The Internal Revenue Service has announced increased contribution and income limits for Roth Individual Retirement Accounts (IRAs) for the 2026 tax year. These adjustments, driven by inflation, will allow Americans to save more for retirement in these tax-advantaged accounts.
Key Takeaways
- The annual Roth IRA contribution limit will increase to $7,500 in 2026, a $500 increase from 2025.
- The catch-up contribution for individuals aged 50 and over will rise to $1,100.
- Income eligibility thresholds for making Roth IRA contributions have also been raised for most filing statuses.
- These changes reflect cost-of-living adjustments to help retirement savings keep pace with inflation.
Higher Contribution Limits Offer More Savings Potential
The IRS has officially raised the maximum amount individuals can contribute to their Roth and traditional IRAs. For 2026, the new annual limit is set at $7,500, up from the $7,000 limit in place for 2025.
This increase provides savers with an opportunity to set aside an additional $500 in their retirement accounts, leveraging the tax-free growth and withdrawal benefits offered by Roth IRAs.
Increased Catch-Up Contributions for Older Savers
In addition to the standard limit increase, the IRS has also boosted the catch-up contribution for those nearing retirement age. Individuals aged 50 and over will be able to contribute an extra $1,100 in 2026.
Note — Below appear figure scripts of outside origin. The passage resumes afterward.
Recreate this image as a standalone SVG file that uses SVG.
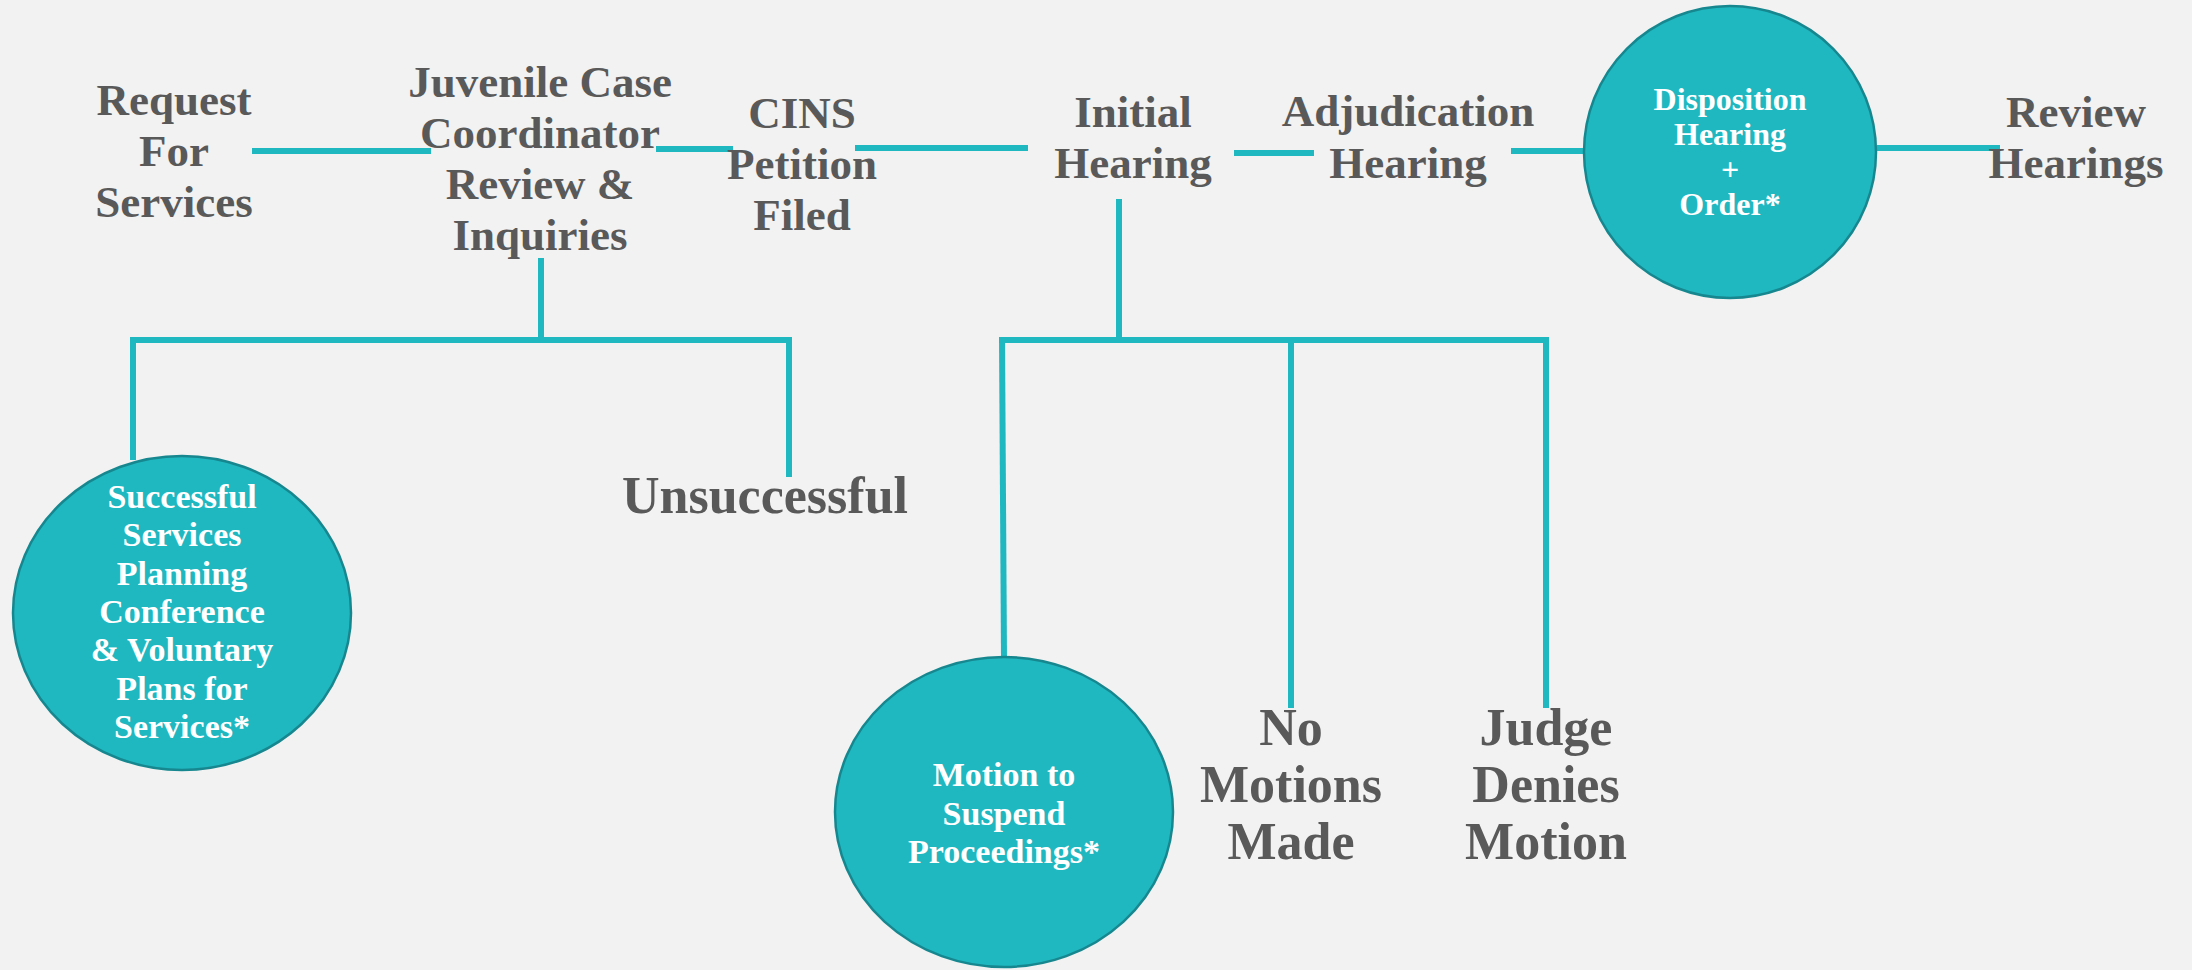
<svg xmlns="http://www.w3.org/2000/svg" width="2192" height="970" viewBox="0 0 2192 970">
<style>
.bg{fill:#F2F2F2}
.ln{stroke:#1FB8C1;stroke-width:6;fill:none;stroke-linecap:butt}
.node{fill:#1FB8C1;stroke:#17878F;stroke-width:2.5}
.t{font-family:"Liberation Serif","Times New Roman",serif;font-weight:bold;fill:#595959;text-anchor:middle}
.m{font-size:45px}
.l{font-size:52px}
.w{font-family:"Liberation Serif","Times New Roman",serif;font-weight:bold;fill:#FFFFFF;text-anchor:middle}
.ws{font-size:34px}
.wd{font-size:32px}
</style>
<rect class="bg" x="0" y="0" width="2192" height="970"/>
<g id="connectors">
<line class="ln" x1="252" y1="151" x2="431" y2="151"/>
<line class="ln" x1="656" y1="149" x2="733" y2="149"/>
<line class="ln" x1="855" y1="148" x2="1028" y2="148"/>
<line class="ln" x1="1234" y1="153" x2="1314" y2="153"/>
<line class="ln" x1="1511" y1="151" x2="1583" y2="151"/>
<line class="ln" x1="1877" y1="148" x2="2000" y2="148"/>
<line class="ln" x1="541" y1="258" x2="541" y2="340"/>
<line class="ln" x1="130" y1="340" x2="792" y2="340"/>
<line class="ln" x1="133" y1="337" x2="133" y2="460"/>
<line class="ln" x1="789" y1="337" x2="789" y2="477"/>
<line class="ln" x1="1119" y1="199" x2="1119" y2="340"/>
<line class="ln" x1="999" y1="340" x2="1549" y2="340"/>
<line class="ln" x1="1002" y1="337" x2="1004" y2="658"/>
<line class="ln" x1="1291" y1="337" x2="1291" y2="708"/>
<line class="ln" x1="1546" y1="337" x2="1546" y2="708"/>
</g>
<g id="request">
<text class="t m" x="174" y="115">Request</text>
<text class="t m" x="174" y="166">For</text>
<text class="t m" x="174" y="217">Services</text>
</g>
<g id="coordinator">
<text class="t m" x="540" y="97">Juvenile Case</text>
<text class="t m" x="540" y="148">Coordinator</text>
<text class="t m" x="540" y="199">Review &amp;</text>
<text class="t m" x="540" y="250">Inquiries</text>
</g>
<g id="cins">
<text class="t m" x="802" y="128">CINS</text>
<text class="t m" x="802" y="179">Petition</text>
<text class="t m" x="802" y="230">Filed</text>
</g>
<g id="initial">
<text class="t m" x="1133" y="127">Initial</text>
<text class="t m" x="1133" y="178">Hearing</text>
</g>
<g id="adjudication">
<text class="t m" x="1408" y="126">Adjudication</text>
<text class="t m" x="1408" y="178">Hearing</text>
</g>
<g id="disposition">
<circle class="node" cx="1730" cy="152" r="146"/>
<text class="w wd" x="1730" y="110">Disposition</text>
<text class="w wd" x="1730" y="145">Hearing</text>
<text class="w wd" x="1730" y="180">+</text>
<text class="w wd" x="1730" y="215">Order*</text>
</g>
<g id="review">
<text class="t m" x="2076" y="127">Review</text>
<text class="t m" x="2076" y="178">Hearings</text>
</g>
<g id="successful">
<ellipse class="node" cx="182" cy="613" rx="169" ry="157"/>
<text class="w ws" x="182" y="508">Successful</text>
<text class="w ws" x="182" y="546">Services</text>
<text class="w ws" x="182" y="585">Planning</text>
<text class="w ws" x="182" y="623">Conference</text>
<text class="w ws" x="182" y="661">&amp; Voluntary</text>
<text class="w ws" x="182" y="700">Plans for</text>
<text class="w ws" x="182" y="738">Services*</text>
</g>
<g id="unsuccessful">
<text class="t l" x="765" y="513">Unsuccessful</text>
</g>
<g id="motion">
<ellipse class="node" cx="1004" cy="812" rx="169" ry="155"/>
<text class="w ws" x="1004" y="786">Motion to</text>
<text class="w ws" x="1004" y="825">Suspend</text>
<text class="w ws" x="1004" y="863">Proceedings*</text>
</g>
<g id="nomotions">
<text class="t l" x="1291" y="745">No</text>
<text class="t l" x="1291" y="802">Motions</text>
<text class="t l" x="1291" y="859">Made</text>
</g>
<g id="judgedenies">
<text class="t l" x="1546" y="745">Judge</text>
<text class="t l" x="1546" y="802">Denies</text>
<text class="t l" x="1546" y="859">Motion</text>
</g>
</svg>
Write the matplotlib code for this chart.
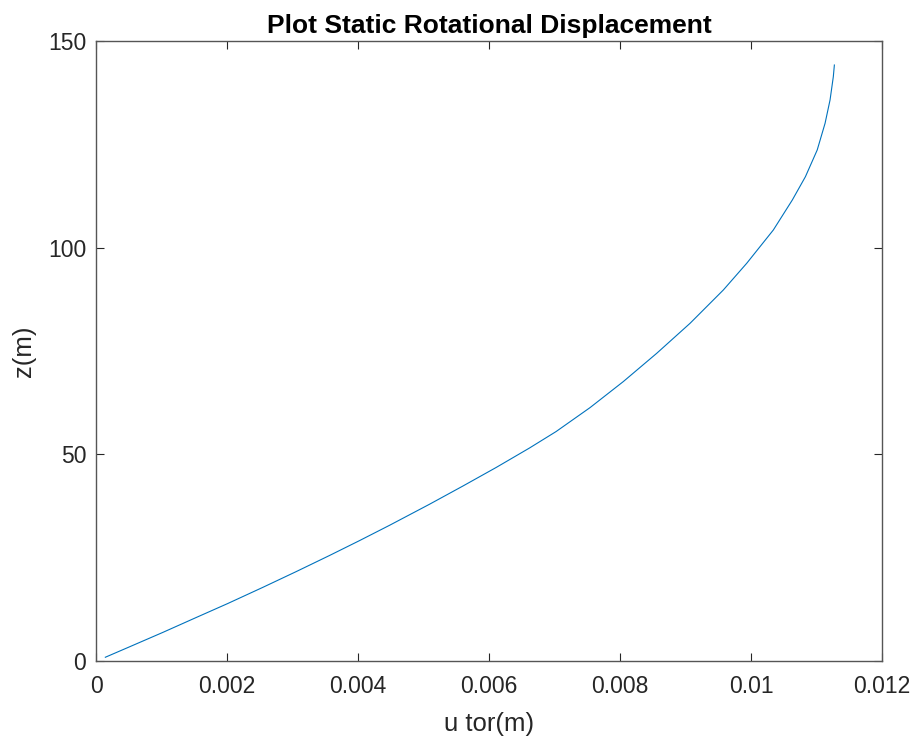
import matplotlib

matplotlib.use("Agg")
import matplotlib.pyplot as plt

# values
u_tor = [0.000142, 0.000508, 0.001018, 0.001527, 0.002011, 0.002545, 0.003053,
         0.003562, 0.00402, 0.004478, 0.005089, 0.005598, 0.006107, 0.006615,
         0.007023, 0.007542, 0.00805, 0.00856, 0.009069, 0.009577, 0.009934,
         0.01034, 0.01063, 0.01083, 0.01101, 0.01113, 0.011206, 0.011256,
         0.011272]
z = [0.9, 3.4, 6.9, 10.5, 13.9, 17.8, 21.6, 25.5, 29.1, 32.8,
     37.9, 42.3, 46.8, 51.5, 55.5, 61.3, 67.6, 74.44, 81.70, 89.76,
     96.22, 104.27, 111.53, 117.17, 123.63, 130.09, 135.73, 141.37, 144.19]

x_ticks = [0, 0.002, 0.004, 0.006, 0.008, 0.01, 0.012]
x_tick_labels = ["0", "0.002", "0.004", "0.006", "0.008", "0.01", "0.012"]
y_ticks = [0, 50, 100, 150]

plt.rcParams["font.family"] = ["Liberation Sans", "DejaVu Sans"]
text_color = "#262626"

fig = plt.figure(figsize=(9.19, 7.44), dpi=100)
ax = fig.add_axes([0.1045, 0.1116, 0.8553, 0.8333])
ax.plot(u_tor, z, color="#0072BD", linewidth=0.8)

ax.set_xlim(0, 0.012)
ax.set_ylim(0, 150)
ax.set_xticks(x_ticks)
ax.set_xticklabels(x_tick_labels)
ax.set_yticks(y_ticks)
ax.tick_params(direction="in", length=6, width=0.8, colors=text_color,
               labelsize=16.5, top=True, right=True)
ax.tick_params(axis="x", pad=10)
ax.tick_params(axis="y", pad=7)
for spine in ax.spines.values():
    spine.set_color("#555555")
    spine.set_linewidth(1.0)

ax.set_title("Plot Static Rotational Displacement", fontsize=19,
             fontweight="bold", color="black", pad=6)
ax.set_xlabel("u tor(m)", fontsize=18.5, color=text_color, labelpad=10)
ax.set_ylabel("z(m)", fontsize=18.5, color=text_color, labelpad=9)

fig.savefig("out.png", dpi=100)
This is a $100 increase from the $1,000 catch-up amount in 2025. This brings the total potential contribution for this age group to $8,600 for the year ($7,500 base + $1,100 catch-up).
2026 IRA Contribution Limits at a Glance
- Under Age 50: $7,500
- Age 50 and Over: $8,600 (includes $1,100 catch-up)
Updated Income Thresholds Widen Eligibility
Making contributions to a Roth IRA is dependent on an individual's Modified Adjusted Gross Income (MAGI). The IRS has adjusted these income phase-out ranges for 2026, allowing more taxpayers to qualify for direct contributions.
These ranges determine whether you can contribute the full amount, a partial amount, or are ineligible to contribute directly to a Roth IRA.
Single and Head of Household Filers
For individuals filing as single or head of household, the income phase-out range has been increased. The new range for 2026 is between $153,000 and $168,000.
This is an increase from the 2025 range of $150,000 to $165,000. Filers with a MAGI below $153,000 can make a full contribution. Those with an income above $168,000 cannot contribute directly.
Married Couples Filing Jointly
Married couples who file their taxes jointly will also see higher income limits. The phase-out range for this group will be between $242,000 and $252,000 for 2026.
This is up from the 2025 range of $236,000 to $246,000. Couples with a combined MAGI below $242,000 can make full contributions for each spouse. Direct contributions are not permitted for those with a MAGI exceeding $252,000.
A Note on Married Filing Separately
The income phase-out range for individuals who are married but file separately is not subject to annual cost-of-living adjustments. According to the IRS, this range remains unchanged at $0 to $10,000.
How Phase-Out Ranges Affect Contributions
If your MAGI falls within the phase-out range for your filing status, you are still able to make a contribution, but it will be a reduced amount. The closer your income is to the upper limit of the range, the less you are permitted to contribute.
Taxpayers whose income exceeds the upper threshold are completely phased out and cannot make direct contributions to a Roth IRA for that tax year.
These annual adjustments are crucial for ensuring that the value of retirement savings plans is not eroded over time by inflation, allowing individuals to maintain their purchasing power in their later years.
Strategies for High Earners
Even for those whose income exceeds the new 2026 limits, options may still exist to utilize Roth accounts. A strategy known as the "backdoor" Roth conversion allows high earners to contribute to a traditional IRA and then convert those funds to a Roth IRA.
This process bypasses the income limitations for direct Roth contributions. However, it's important to note that not all 401(k) or IRA plans accommodate this, and there can be tax implications, particularly if you have existing pre-tax IRA balances. It is often recommended to consult a financial professional before pursuing this strategy.